Hint: We use the concept of proportion which means that two ratios are equal. We write the first ratio given to us and try to form the second ratio using the first ratio. Multiply the first ratio with such a number that gives the second ratio.
* Proportion is defined as two ratios being equal. If \[\dfrac{a}{b} = \dfrac{c}{d}\], then we can say the two ratios are in proportion.
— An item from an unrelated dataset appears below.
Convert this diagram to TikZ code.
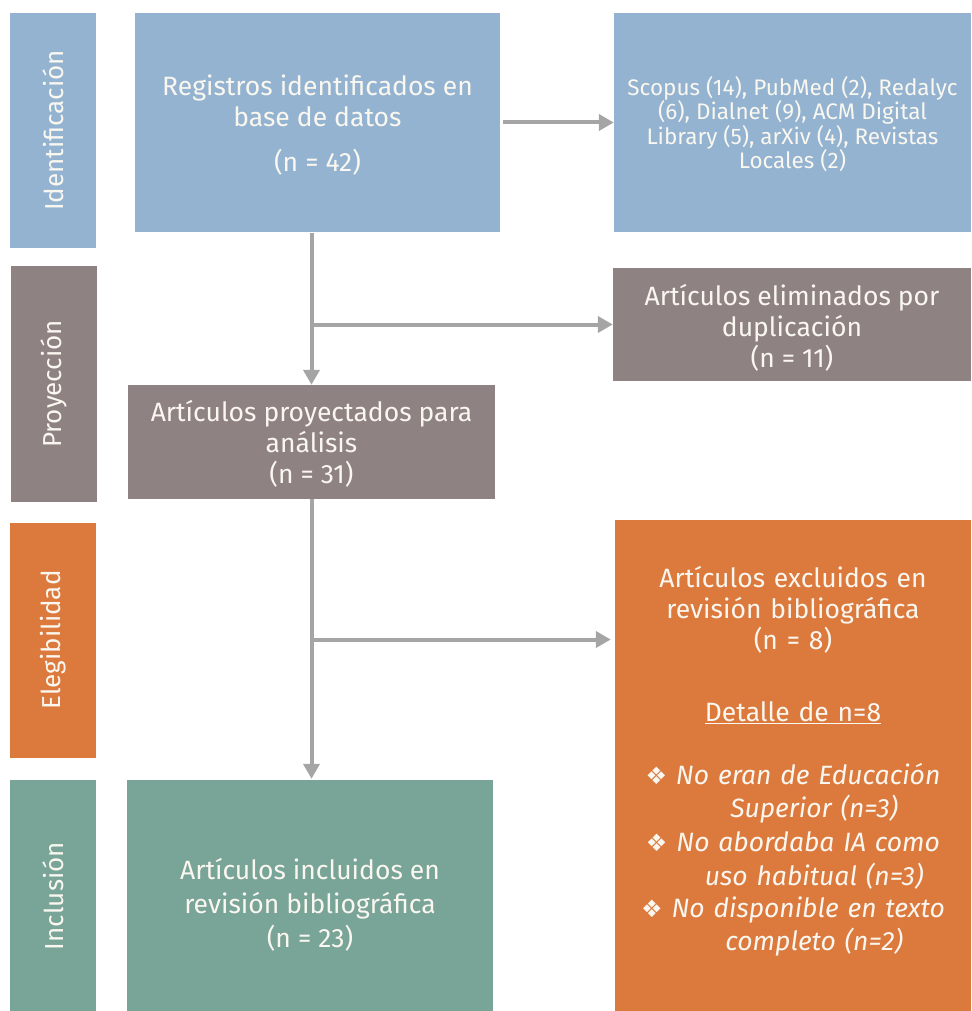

Complete step-by-step solution:
We are given two ratios \[4/3\] and \[16/12\]
We first write the two ratios properly in fraction form.
First ratio is \[\dfrac{4}{3}\]..............… (1)
Second ratio is \[\dfrac{{16}}{{12}}\]...............… (2)
We see that the numerator of second ratio is a multiple of numerator of first ratio i.e. \[16 = 4 \times 4\]
Similarly, denominator of second ratio is a multiple of denominator of first ratio i.e. \[12 = 4 \times 3\]
We multiply the first ratio by 4 in both numerator and denominator, such that it transforms into the second ratio.
Since we know that when we multiply a fraction by same number in the numerator and in the denominator, the value of the fraction remains the same; so we multiply equation (1) by 4 in both numerator and denominator
\[ \Rightarrow \dfrac{4}{3} = \dfrac{4}{3} \times \dfrac{4}{4}\]
Multiply numerator by numerator and denominator by denominator in right hand side of the equation
\[ \Rightarrow \dfrac{4}{3} = \dfrac{{16}}{{12}}\]
We see that the right hand side is the ratio in equation (2)
So, we get the two ratios as equal.

\[\therefore \]The pair \[4/3\] and \[16/12\] form a proportion.

Note: Alternate method:
We can write the second ratio in simpler form by cancelling common factors between numerator and denominator.
First ratio is \[\dfrac{4}{3}\]............… (1)
Second ratio is \[\dfrac{{16}}{{12}}\].............… (2)
We see that the numerator of second ratio is a multiple of numerator of first ratio i.e. \[16 = 4 \times 4\]
Similarly, denominator of second ratio is a multiple of denominator of first ratio i.e. \[12 = 4 \times 3\]
Substitute the values of 12 and 16 in equation (2)
\[ \Rightarrow \dfrac{{16}}{{12}} = \dfrac{{4 \times 4}}{{4 \times 3}}\]
Cancel same factor from both numerator and denominator i.e. 4
\[ \Rightarrow \dfrac{{16}}{{12}} = \dfrac{4}{3}\]
So, we get the two ratios as equal.
\[\therefore \]The pair \[4/3\] and \[16/12\] form a proportion.